An allopolyploid species can originate from two plant species that have the same diploid number of chromosomes. The chromosome complement of one species may be symbolized as AA and the other BB. A hybrid of two different species, represented as AB, will usually be sterile because of abnormal chromosome pairing and segregation during formation at meiosis of the gametes, which are haploid (i.e., having only half of the chromosomes, of which in a given gamete some come from the A set and some from the B set). But chromosome doubling may occur in a diploid cell as a consequence of abnormal mitosis, in which the chromosomes divide but the cell does not. If this happens in the hybrid above, AB, the result is a plant cell with four sets of chromosomes, AABB. Such a tetraploid cell may proliferate within the plant (which is otherwise constituted of diploid cells) and produce branches and flowers of tetraploid cells. Because the flowers’ cells carry two chromosomes of each kind, they can produce functional diploid gametes via meiosis with the constitution AB. The union of two such gametes, such as happens during self-fertilization, produces a complete tetraploid individual (AABB). In this way, self-fertilization in plants makes possible the formation of a tetraploid individual as the result of a single abnormal cell division.

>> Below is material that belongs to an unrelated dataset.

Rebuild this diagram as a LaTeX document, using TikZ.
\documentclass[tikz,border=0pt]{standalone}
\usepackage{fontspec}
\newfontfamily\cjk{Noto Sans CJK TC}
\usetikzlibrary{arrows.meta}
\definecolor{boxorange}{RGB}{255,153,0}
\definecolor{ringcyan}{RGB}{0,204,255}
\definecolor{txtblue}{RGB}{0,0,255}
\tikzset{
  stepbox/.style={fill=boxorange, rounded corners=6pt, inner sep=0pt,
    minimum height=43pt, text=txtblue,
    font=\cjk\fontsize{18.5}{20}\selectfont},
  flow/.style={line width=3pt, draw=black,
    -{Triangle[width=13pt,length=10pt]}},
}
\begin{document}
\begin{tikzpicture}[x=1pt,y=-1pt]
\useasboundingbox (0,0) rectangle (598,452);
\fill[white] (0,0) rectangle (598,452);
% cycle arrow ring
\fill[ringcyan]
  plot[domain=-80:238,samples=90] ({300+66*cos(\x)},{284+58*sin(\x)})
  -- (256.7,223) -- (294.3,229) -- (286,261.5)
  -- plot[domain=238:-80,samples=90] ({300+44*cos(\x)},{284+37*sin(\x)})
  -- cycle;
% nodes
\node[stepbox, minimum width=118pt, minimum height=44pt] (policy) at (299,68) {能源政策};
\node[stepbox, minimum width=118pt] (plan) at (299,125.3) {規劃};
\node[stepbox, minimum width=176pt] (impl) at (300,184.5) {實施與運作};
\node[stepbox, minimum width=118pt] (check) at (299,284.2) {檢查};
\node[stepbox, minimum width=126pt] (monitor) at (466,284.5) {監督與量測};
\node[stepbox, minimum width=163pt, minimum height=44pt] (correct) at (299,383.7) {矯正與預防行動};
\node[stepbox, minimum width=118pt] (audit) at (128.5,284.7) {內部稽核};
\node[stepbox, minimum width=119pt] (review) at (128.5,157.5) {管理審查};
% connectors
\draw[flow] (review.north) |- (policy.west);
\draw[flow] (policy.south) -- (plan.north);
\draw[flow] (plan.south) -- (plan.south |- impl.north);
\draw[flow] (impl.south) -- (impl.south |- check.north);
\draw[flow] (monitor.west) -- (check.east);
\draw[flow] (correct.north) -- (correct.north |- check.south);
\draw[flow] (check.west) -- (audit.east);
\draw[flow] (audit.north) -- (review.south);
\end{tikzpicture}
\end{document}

Autopolyploids originate in a similar fashion, except that the individual in which the abnormal mitosis occurs is not a hybrid. Self-fertilization thus enables a single individual to multiply and give rise to a population. This population is a new species, since polyploid individuals are reproductively isolated from their diploid ancestors. A cross between a tetraploid and a diploid yields triploid progeny, which are sterile.